------ STORED DATA ------

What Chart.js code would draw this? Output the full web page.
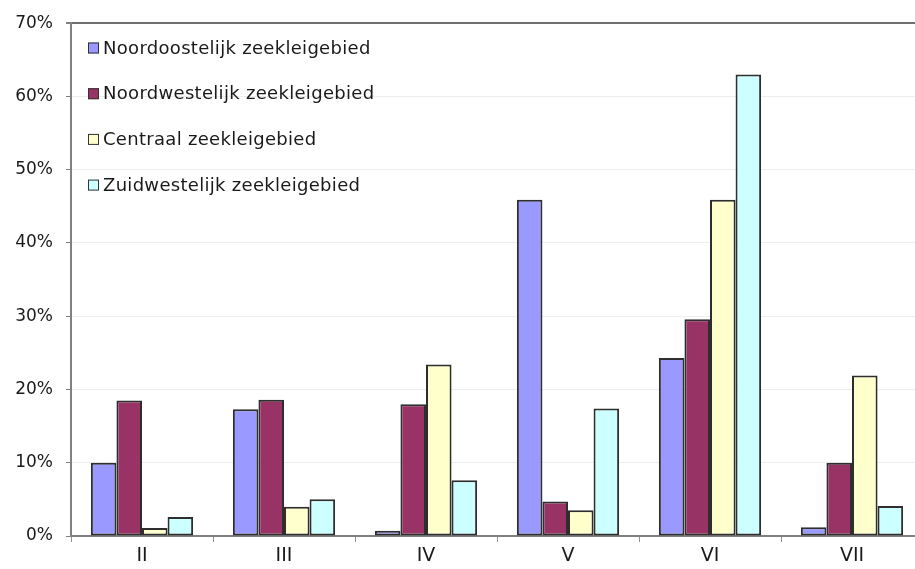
<!DOCTYPE html>
<html>
<head>
<meta charset="utf-8">
<script src="https://cdn.jsdelivr.net/npm/chart.js@4"></script>
<style>
  html, body { margin: 0; padding: 0; background: #fff; overflow: hidden; }
  #wrap { width: 924px; height: 569px; position: relative; }
</style>
</head>
<body>
<div id="wrap"><canvas id="c"></canvas></div>
<script>
// Soil-class categories on the x-axis
const categories = ['II', 'III', 'IV', 'V', 'VI', 'VII'];

// Share per region (percent)
const noordoostelijk = [10.0, 17.3, 0.7, 45.9, 24.3, 1.2];
const noordwestelijk = [18.5, 18.6, 18.0, 4.7, 29.6, 10.0];
const centraal       = [1.1, 4.0, 23.4, 3.5, 45.9, 21.9];
const zuidwestelijk  = [2.6, 5.0, 7.6, 17.4, 63.0, 4.1];

const seriesNames = [
  'Noordoostelijk zeekleigebied',
  'Noordwestelijk zeekleigebied',
  'Centraal zeekleigebied',
  'Zuidwestelijk zeekleigebied'
];
const seriesColors = ['#9999ff', '#993366', '#ffffcc', '#ccffff'];

const yTicks = [0, 10, 20, 30, 40, 50, 60, 70];

const FONT = '"DejaVu Sans", Verdana, sans-serif';

// Legend drawn as a list in the upper-left of the plot area
const insideLegend = {
  id: 'insideLegend',
  afterDraw(chart) {
    const ctx = chart.ctx;
    const x0 = 88, y0 = 48, step = 45.7, box = 11;
    ctx.save();
    ctx.font = '18px ' + FONT;
    ctx.letterSpacing = '0.3px';
    ctx.textBaseline = 'middle';
    ctx.textAlign = 'left';
    chart.data.datasets.forEach((ds, i) => {
      const y = y0 + i * step;
      ctx.fillStyle = ds.backgroundColor;
      ctx.fillRect(x0, y - box / 2, box, box);
      ctx.strokeStyle = '#333';
      ctx.lineWidth = 1;
      ctx.strokeRect(x0 + 0.5, y - box / 2 + 0.5, box - 1, box - 1);
      ctx.fillStyle = '#1a1a1a';
      ctx.fillText(ds.label, x0 + 15, y + 1);
    });
    ctx.restore();
  }
};

const datasets = [noordoostelijk, noordwestelijk, centraal, zuidwestelijk].map((vals, i) => ({
  label: seriesNames[i],
  data: vals,
  backgroundColor: seriesColors[i],
  borderColor: '#2e2e2e',
  borderWidth: 2,
  borderSkipped: false,
  categoryPercentage: 0.72,
  barPercentage: 1.0
}));

new Chart(document.getElementById('c'), {
  type: 'bar',
  data: { labels: categories, datasets },
  options: {
    responsive: true,
    maintainAspectRatio: false,
    animation: false,
    layout: { padding: { top: 20, right: 1, left: 0, bottom: 0 } },
    plugins: {
      legend: { display: false },
      tooltip: { enabled: false }
    },
    scales: {
      x: {
        offset: true,
        grid: {
          offset: true,
          drawOnChartArea: false,
          drawTicks: true,
          tickLength: 6,
          tickColor: '#909090',
          tickWidth: 1
        },
        border: { color: '#808080', width: 2 },
        ticks: {
          color: '#1a1a1a',
          font: { family: FONT, size: 19 },
          padding: 3,
          maxRotation: 0
        },
        afterFit(scale) { scale.height = 33; }
      },
      y: {
        min: 0,
        max: 70,
        afterBuildTicks(scale) { scale.ticks = yTicks.map(v => ({ value: v })); },
        grid: {
          color: ctx => (ctx.tick && ctx.tick.value === 70) ? '#707070' : '#eeeeee',
          lineWidth: ctx => (ctx.tick && ctx.tick.value === 70) ? 2 : 1,
          tickColor: '#808080',
          tickLength: 5,
          drawTicks: true
        },
        border: { color: '#808080', width: 2 },
        ticks: {
          color: '#1a1a1a',
          font: { family: FONT, size: 17 },
          padding: 13,
          callback: v => v + '%'
        },
        afterFit(scale) { scale.width = 71; }
      }
    }
  },
  plugins: [insideLegend]
});
</script>
</body>
</html>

------

> [GOAL] Copy nothing but the lines from the top of the material through the line holding "const categories = ['II', 'III', 'IV', 'V', 'VI', 'VII'];", exactly as written; omit pictures.

> [WRITTEN ANSWER]
What Chart.js code would draw this? Output the full web page.
<!DOCTYPE html>
<html>
<head>
<meta charset="utf-8">
<script src="https://cdn.jsdelivr.net/npm/chart.js@4"></script>
<style>
  html, body { margin: 0; padding: 0; background: #fff; overflow: hidden; }
  #wrap { width: 924px; height: 569px; position: relative; }
</style>
</head>
<body>
<div id="wrap"><canvas id="c"></canvas></div>
<script>
// Soil-class categories on the x-axis
const categories = ['II', 'III', 'IV', 'V', 'VI', 'VII'];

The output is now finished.